New Home Sales increase 4.8% in September

New single-family home sales unexpectedly increased by 4.8% in September (the consensus expected a 3.1% decline). However, August sales were revised sharply lower (to 735,000 from 795,000). In the end, September sales were exactly on consensus at 770,000 for the month.

By region, sales dropped in the Northeast and Midwest, were steady in the South and rose sharply in the West.

At the current sales pace, the supply of unsold new homes fell to 8.3 months in September from 9.0 months in August. The inventory of new homes for sale dropped to 523,000, the sixth consecutive monthly decline, down 6.6% from last September, or 37,000 homes.

The median price of new homes sold was $238,000 in September, up 5% versus a year ago. The average price of new homes sold declined to $288,000, down 2.8% versus last year.

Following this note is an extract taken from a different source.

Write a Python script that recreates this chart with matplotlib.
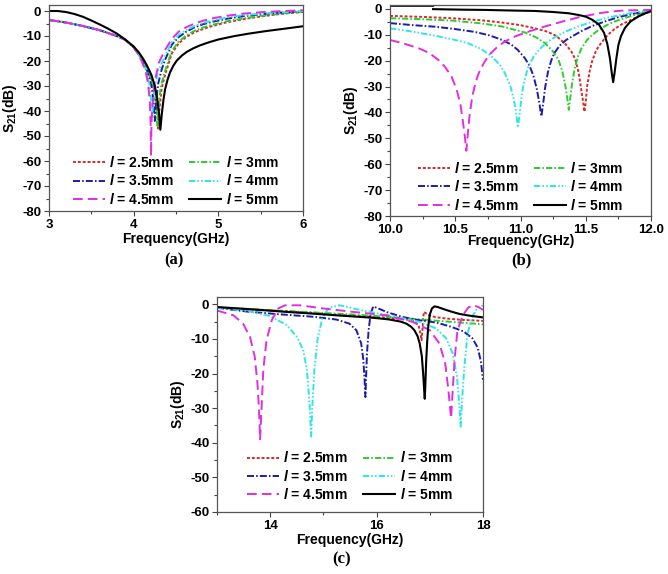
import numpy as np
import matplotlib
matplotlib.use('Agg')
import matplotlib.pyplot as plt
from matplotlib.ticker import MultipleLocator, FormatStrFormatter

# curve labels / looks (same order in every panel)
lengths = ['2.5mm', '3mm', '3.5mm', '4mm', '4.5mm', '5mm']
colors = ['#D42A2A', '#2ECC2E', '#1C1CA8', '#2EE6E6', '#E02EE0', '#000000']
styles = [(0, (1.5, 1.0)), (0, (3.2, 1.1, 0.8, 1.1)), (0, (3.6, 1.1, 0.8, 1.1)),
          (0, (3.2, 1.1, 0.8, 1.1, 0.8, 1.1)), (0, (5.0, 2.6)), '-']

# ---- panel (a): 3-6 GHz, (freq GHz, S21 dB)
a_25 = [(3.0, -3.6), (3.2, -4.6), (3.4, -6.0), (3.6, -7.7), (3.8, -10.0), (3.9, -11.5), (4.0, -14.5),
        (4.06, -17.3), (4.1, -19.5), (4.17, -23.5), (4.23, -29), (4.27, -36), (4.29, -47), (4.305, -39),
        (4.33, -31), (4.37, -25.6), (4.45, -17), (4.53, -13), (4.62, -10.4), (4.72, -8.5), (4.82, -7.2),
        (4.92, -6.1), (5.1, -4.5), (5.31, -3.2), (5.5, -2.2), (5.71, -1.3), (5.85, -0.8), (6.0, -0.4)]
a_3 = [(3.0, -3.6), (3.2, -4.6), (3.4, -6.0), (3.6, -7.7), (3.8, -10.0), (3.9, -11.5), (4.0, -14.5),
       (4.06, -17.3), (4.1, -19.5), (4.17, -24), (4.23, -30), (4.265, -37), (4.28, -46), (4.295, -38),
       (4.32, -30), (4.37, -24), (4.45, -16), (4.53, -12.3), (4.62, -9.8), (4.72, -7.9), (4.82, -6.6),
       (4.92, -5.6), (5.1, -4.1), (5.31, -2.9), (5.5, -2.0), (5.71, -1.2), (5.85, -0.7), (6.0, -0.3)]
a_35 = [(3.0, -3.6), (3.2, -4.6), (3.4, -6.0), (3.6, -7.7), (3.8, -10.0), (3.9, -11.5), (4.0, -14.5),
        (4.06, -17.5), (4.1, -20), (4.16, -24), (4.21, -30), (4.235, -36), (4.25, -44), (4.265, -36),
        (4.29, -29), (4.33, -23.5), (4.37, -19.6), (4.45, -13.5), (4.53, -10.5), (4.62, -8.3), (4.72, -6.5),
        (4.82, -5.3), (4.92, -4.4), (5.1, -3.1), (5.31, -2.0), (5.5, -1.3), (5.71, -0.7), (5.85, -0.4), (6.0, -0.1)]
a_4 = [(3.0, -3.6), (3.2, -4.6), (3.4, -6.0), (3.6, -7.7), (3.8, -10.0), (3.9, -11.5), (4.0, -14.5),
       (4.06, -17.5), (4.1, -20), (4.15, -24), (4.19, -30), (4.21, -37), (4.22, -43), (4.23, -37),
       (4.25, -30), (4.29, -24), (4.37, -18), (4.45, -12.5), (4.53, -9.6), (4.62, -7.6), (4.72, -6.0),
       (4.82, -4.8), (4.92, -3.9), (5.1, -2.6), (5.31, -1.6), (5.5, -1.1), (5.71, -0.7), (5.85, -0.3), (6.0, 0.0)]
a_45 = [(3.0, -3.6), (3.2, -4.6), (3.4, -6.0), (3.6, -7.7), (3.8, -10.0), (3.9, -11.5), (4.0, -14.5),
        (4.06, -17.5), (4.1, -20.5), (4.14, -24), (4.17, -29), (4.19, -36), (4.2, -45), (4.205, -58),
        (4.21, -45), (4.22, -38), (4.25, -28), (4.3, -20.5), (4.37, -15.6), (4.45, -11.2), (4.53, -8.3),
        (4.62, -6.5), (4.72, -5.0), (4.82, -3.9), (4.92, -3.0), (5.1, -1.9), (5.31, -1.0), (5.5, -0.5),
        (5.71, -0.1), (6.0, 0.3)]
a_5 = [(3.0, 0.0), (3.1, 0.0), (3.2, -0.4), (3.3, -1.2), (3.4, -2.3), (3.5, -3.8), (3.6, -5.4), (3.7, -7.1),
       (3.8, -9.0), (3.9, -11.4), (4.0, -14.2), (4.06, -16.5), (4.11, -19), (4.16, -22), (4.21, -25.6),
       (4.25, -30), (4.28, -35.5), (4.30, -41), (4.315, -47.5), (4.33, -42), (4.35, -36), (4.37, -31.5),
       (4.40, -27.5), (4.43, -24.5), (4.47, -21.8), (4.51, -19.8), (4.57, -17.8), (4.63, -16.3), (4.7, -15),
       (4.78, -13.8), (4.88, -12.6), (5.0, -11.4), (5.18, -10.1), (5.35, -9.1), (5.57, -8.0), (5.8, -7.0),
       (6.0, -6.1)]

# ---- panel (b): 10-12 GHz
b_25 = [(10.0, -2.7), (10.25, -3.1), (10.47, -3.6), (10.7, -4.4), (10.86, -5.3), (11.0, -6.3), (11.11, -7.5),
        (11.2, -8.7), (11.27, -10.3), (11.34, -13.3), (11.39, -16.5), (11.42, -19.5), (11.445, -24.5),
        (11.465, -31), (11.48, -36), (11.49, -39.7), (11.50, -36), (11.51, -30), (11.53, -24), (11.55, -20),
        (11.58, -16), (11.62, -13), (11.67, -10), (11.72, -7.8), (11.78, -5.8), (11.85, -4.2), (11.92, -2.5),
        (12.0, -1.0)]
b_3 = [(10.0, -3.6), (10.25, -4.0), (10.47, -4.5), (10.7, -5.6), (10.86, -6.8), (11.04, -9.2), (11.12, -11),
       (11.19, -13.3), (11.25, -16.5), (11.29, -19.5), (11.32, -24), (11.345, -30), (11.36, -35), (11.37, -39),
       (11.38, -35), (11.395, -29), (11.415, -23), (11.44, -18.4), (11.47, -15), (11.51, -12), (11.55, -10),
       (11.6, -8.1), (11.66, -6.3), (11.72, -4.9), (11.8, -3.5), (11.88, -2.3), (11.95, -1.4), (12.0, -0.8)]
b_35 = [(10.0, -5.5), (10.18, -6.3), (10.35, -6.9), (10.5, -7.8), (10.65, -8.9), (10.76, -10.2), (10.86, -12.0),
        (10.93, -13.8), (10.98, -15.9), (11.03, -18.8), (11.07, -22), (11.1, -26), (11.125, -31), (11.145, -36.5),
        (11.16, -41.5), (11.175, -36), (11.19, -30), (11.21, -24.5), (11.235, -20), (11.26, -17), (11.3, -14.2),
        (11.35, -12), (11.4, -10.5), (11.47, -8.5), (11.55, -6.6), (11.65, -4.8), (11.75, -3.2), (11.87, -1.8),
        (12.0, -0.6)]
b_4 = [(10.0, -7.5), (10.15, -8.6), (10.35, -10.4), (10.5, -12), (10.6, -13.3), (10.7, -15.5), (10.78, -18.4),
       (10.84, -21.5), (10.88, -24.8), (10.92, -29.5), (10.945, -34), (10.965, -39.5), (10.98, -45.8),
       (10.995, -40), (11.01, -33), (11.03, -27.5), (11.06, -22.3), (11.1, -18.5), (11.14, -15.9), (11.2, -13),
       (11.27, -10.7), (11.35, -8.7), (11.44, -6.8), (11.55, -5.0), (11.65, -3.6), (11.8, -2.0), (11.9, -1.2),
       (12.0, -0.6)]
b_45 = [(10.0, -12), (10.1, -13.3), (10.22, -15.2), (10.3, -17), (10.37, -19.7), (10.42, -22.3), (10.47, -26),
        (10.51, -31), (10.54, -37), (10.56, -44), (10.575, -50), (10.585, -54.8), (10.595, -49), (10.61, -41),
        (10.63, -34), (10.655, -28.5), (10.68, -24.8), (10.72, -20.8), (10.76, -17.8), (10.82, -14.8),
        (10.88, -12.6), (10.96, -10.6), (11.06, -8.8), (11.18, -6.9), (11.32, -4.9), (11.45, -3.2), (11.6, -1.7),
        (11.7, -1.0), (11.8, -0.6), (12.0, -0.4)]
b_5 = [(10.0, 1.2), (10.33, 1.2), (np.nan, np.nan), (10.33, -0.1), (10.55, -0.3), (10.73, -0.4), (10.9, -0.6),
       (11.11, -0.8), (11.25, -1.2), (11.37, -1.7), (11.45, -2.4), (11.5, -3.0), (11.55, -4.2), (11.6, -6.0),
       (11.64, -9.2), (11.665, -13.5), (11.685, -19), (11.70, -25), (11.71, -28.3), (11.72, -25), (11.735, -19),
       (11.75, -14), (11.77, -10.5), (11.8, -7.4), (11.84, -5.0), (11.9, -3.0), (11.95, -1.8), (12.0, -0.9)]

# ---- panel (c): 13-18 GHz
c_25 = [(13.0, -1.0), (13.5, -1.4), (14.18, -1.9), (14.8, -2.5), (15.43, -3.2), (16.0, -3.7), (16.37, -4.1),
        (16.6, -4.5), (16.72, -5.0), (16.79, -6.2), (16.825, -8.5), (16.845, -10.4), (16.86, -8.0),
        (16.875, -4.0), (16.89, -2.2), (16.92, -2.5), (16.97, -3.1), (17.1, -3.7), (17.3, -4.1), (17.6, -4.5),
        (18.0, -4.8)]
c_3 = [(13.0, -0.9), (13.5, -1.3), (14.0, -1.7), (14.5, -2.1), (15.0, -2.5), (15.5, -2.9), (16.0, -3.4),
       (16.5, -4.0), (17.0, -4.6), (17.5, -5.2), (18.0, -5.8)]
c_35 = [(13.0, -1.0), (13.56, -2.1), (14.18, -2.9), (14.8, -3.6), (15.24, -4.4), (15.49, -5.6), (15.62, -7.5),
        (15.71, -11.3), (15.75, -16), (15.775, -22), (15.79, -26.8), (15.80, -22), (15.82, -14), (15.85, -7.5),
        (15.89, -2.5), (15.94, -0.6), (16.0, -1.0), (16.2, -2.3), (16.5, -3.7), (16.8, -4.6), (17.13, -5.3),
        (17.4, -6.5), (17.63, -7.8), (17.8, -9.8), (17.9, -12.5), (17.96, -16.5), (18.0, -21.8)]
c_4 = [(13.0, -1.0), (13.56, -1.9), (14.0, -3.4), (14.31, -6.0), (14.5, -9.4), (14.62, -13.2), (14.69, -19),
       (14.735, -27.6), (14.77, -38.2), (14.79, -30), (14.83, -19), (14.89, -10), (14.98, -4), (15.1, -1.0),
       (15.31, -0.3), (15.56, -1.2), (15.87, -2.2), (16.37, -3.6), (16.81, -5.1), (17.12, -7.0), (17.31, -9.9),
       (17.43, -14.2), (17.51, -20.9), (17.55, -28), (17.58, -35.3), (17.61, -27), (17.65, -18), (17.71, -8.4),
       (17.81, -3.2), (17.9, -0.9), (18.0, -0.4)]
c_45 = [(13.0, -1.8), (13.31, -3.2), (13.49, -5.6), (13.62, -9.4), (13.71, -15.2), (13.76, -22.8), (13.79, -30.5),
        (13.81, -39), (13.835, -31), (13.87, -19), (13.93, -10.4), (14.03, -4.6), (14.15, -1.2), (14.28, -0.3),
        (14.56, -0.3), (14.99, -1.2), (15.56, -2.2), (16.18, -3.2), (16.68, -5.1), (17.0, -7.5), (17.18, -11.3),
        (17.29, -17.1), (17.35, -24.8), (17.40, -32.9), (17.43, -25), (17.47, -15.2), (17.52, -7.5),
        (17.62, -3.2), (17.72, -1.0), (17.8, -0.3), (17.9, -0.7), (18.0, -1.6)]
c_5 = [(13.0, -0.8), (13.4, -1.2), (13.87, -1.7), (14.3, -2.2), (14.8, -2.7), (15.25, -3.2), (15.74, -3.7),
       (16.0, -4.0), (16.24, -4.4), (16.45, -5.0), (16.56, -5.6), (16.65, -6.5), (16.71, -7.5), (16.77, -9.2),
       (16.81, -11.3), (16.85, -15), (16.875, -20), (16.895, -25), (16.905, -27.3), (16.915, -24), (16.93, -17),
       (16.95, -11), (16.97, -6.5), (17.0, -3.0), (17.04, -1.2), (17.09, -0.6), (17.15, -0.8), (17.24, -1.3),
       (17.4, -2.1), (17.56, -2.8), (17.75, -3.3), (18.0, -3.8)]

plt.rcParams['font.family'] = 'Liberation Sans'
plt.rcParams['font.weight'] = 'bold'
plt.rcParams['axes.unicode_minus'] = False
plt.rcParams['mathtext.fontset'] = 'custom'
plt.rcParams['mathtext.default'] = 'bf'
plt.rcParams['mathtext.bf'] = 'Liberation Sans:bold'
plt.rcParams['mathtext.rm'] = 'Liberation Sans:bold'
plt.rcParams['mathtext.it'] = 'Liberation Sans:bold:italic'

W, H = 668, 574
fig = plt.figure(figsize=(W / 100, H / 100), dpi=100)


def px_axes(l, t, r, b):
    return fig.add_axes([l / W, 1 - b / H, (r - l) / W, (b - t) / H])


def draw(ax, curves, xlim, ylim, xmaj, xmin, ymaj, xfmt, leg_y, xpad):
    for data, c, ls, lab in zip(curves, colors, styles, lengths):
        d = np.array(data, dtype=float)
        ax.plot(d[:, 0], d[:, 1], color=c, ls=ls, lw=1.4 if ls != '-' else 1.5,
                label=r'$\mathit{l}$ = ' + lab)
    ax.set_xlim(*xlim)
    ax.set_ylim(*ylim)
    ax.xaxis.set_major_locator(MultipleLocator(xmaj))
    ax.xaxis.set_minor_locator(MultipleLocator(xmin))
    ax.yaxis.set_major_locator(MultipleLocator(ymaj))
    ax.yaxis.set_minor_locator(MultipleLocator(5))
    ax.xaxis.set_major_formatter(FormatStrFormatter(xfmt))
    ax.tick_params(which='major', length=3.5, width=0.8, color='#444444', labelsize=9.5, pad=2)
    ax.tick_params(which='minor', length=2, width=0.8, color='#444444')
    for sp in ax.spines.values():
        sp.set_color('#555555')
        sp.set_linewidth(0.9)
    ax.set_xlabel('Frequency(GHz)', fontsize=10, fontweight='bold', labelpad=xpad)
    ax.set_ylabel(r'S$_{21}$(dB)', fontsize=10, fontweight='bold', labelpad=2)
    h, l = ax.get_legend_handles_labels()
    order = [0, 2, 4, 1, 3, 5]
    ax.legend([h[i] for i in order], [l[i] for i in order], ncol=2, frameon=False,
              loc='lower center', bbox_to_anchor=(0.5, leg_y), fontsize=10,
              handlelength=2.3, handletextpad=0.3, columnspacing=1.1, labelspacing=0.25,
              borderpad=0, borderaxespad=0)


ax_a = px_axes(49, 5, 303, 211)
draw(ax_a, [a_25, a_3, a_35, a_4, a_45, a_5], (3, 6), (-80, 2.4), 1, 0.5, 10, '%g', 0.02, 1)
ax_b = px_axes(390, 5, 651, 216)
draw(ax_b, [b_25, b_3, b_35, b_4, b_45, b_5], (10, 12), (-80, 1.5), 0.5, 0.25, 10, '%.1f', 0.016, -1)
ax_c = px_axes(217, 297, 483, 512)
draw(ax_c, [c_25, c_3, c_35, c_4, c_45, c_5], (13, 18), (-60, 2.1), 2, 1, 10, '%g', 0.045, 1)

for txt, x, y in [('(a)', 174, 260), ('(b)', 521, 260), ('(c)', 342, 559)]:
    fig.text(x / W, 1 - y / H, txt, ha='center', va='center', fontsize=12,
             fontweight='bold', family='Liberation Serif')

fig.savefig('out.png', dpi=100)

Implications: Today’s new home sales report is a piece of good news floating in a sea of worries. The question is whether or not it can be trusted. Housing data is notoriously volatile – the August revision shows that it can be off by many orders of magnitude. Nonetheless, the data suggest a pattern of slow improvement in an overbuilt marketplace. Housing starts have slowed more sharply than new home sales, builders are cutting prices, and inventories have fallen for six straight months. While the light at the end of the tunnel is still one to three years off, we do trust today’s data, and believe its underlying message. That message is that the housing market is slowly healing itself. Once inventories are worked off, we believe positive trends will reassert themselves, including low tax rates, worker mobility, favorable demographics, rising incomes, low unemployment, and low interest rates. Rather than cutting interest rates, the Fed should let this process run its course naturally. The rotten fruit of lax lending standards is at the root of the housing market’s problems, not tight money or high interest rates. In fact, interest rates remain low by any historical standard.